Przeciwnicy w The Division 2
Podoba mi się staranność, z jakimi podeszli twórcy do przeciwników. Oprócz tego, że są oznaczeni odpowiednim kolorem (stąd od razu wiadomo z jak silnym wrogiem mam do czynienia), tak zaskakuje ich inteligencja.
Czasem – jak w życiu – trafimy na totalnych kretynów, przed którymi nawet nie trzeba za specjalnie się chować. Innym zaś razem to oni sprytnie wykorzystują wszystkie osłony i potrafią nas obejść, by w końcu z zaskoczenia zaatakować od tyłu. Równie zaskakujące są ataki typu kamikaze, gdy jestem skupiony na obronie przed grupką wrogów, a dwóch-trzech przeciwników biegnie na wprost na mnie.
Na szczęście gra pozwala na przełączanie się pomiędzy trybem samotnego gracza a graniem w zespole. Wówczas można rozegrać mapy, taktycznie dzieląc się strefami. To strasznie fajna zabawa.
Masa rzeczy do zrobienia
Bogactwo zadań zdumiewa.
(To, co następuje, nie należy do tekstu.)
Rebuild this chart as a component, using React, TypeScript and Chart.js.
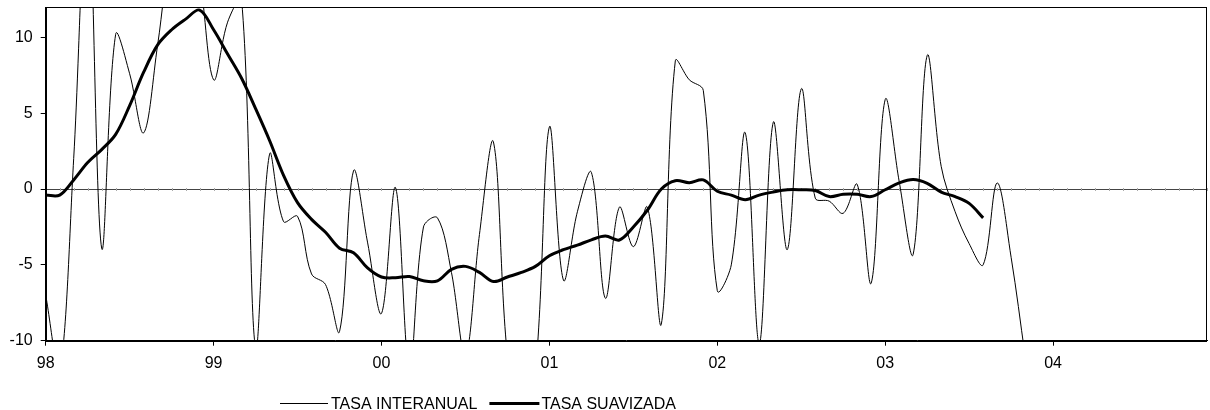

Mapa dosłownie wypełniona jest zadaniami i punktami, które trzeba zwiedzić, zaliczyć lub coś tam wykonać. Spora część z nich wydaje się, że jest zrobiona na jednym schemacie: idź do bazy, oczyść teren, zbierz, co się da i wróć do bazy. Mimo wszystko zabawa w zasadzie się nie nudzi. Tutaj strzelanie daje ogromną frajdę i satysfakcję. Chowanie się za zasłonami, różnorodny typ przeciwników, czy bardzo ładnie wykonane scenki przerywnikowe albo eventy – sprawiają, że grę chce się cały czas smakować, próbować i zwyczajnie do niej wracać. Świat w niej przedstawiony jest przekonujący, pełen detali. Muzycznie i dźwiękowo również jak najbardziej jest ok.
The Division 2 to bardzo solidna produkcja, która wystarcza na długie godziny. Gram w nią z przyjemnością i zapewne jeszcze przez najbliższe tygodnie będę do niej wracał. Ty też musisz.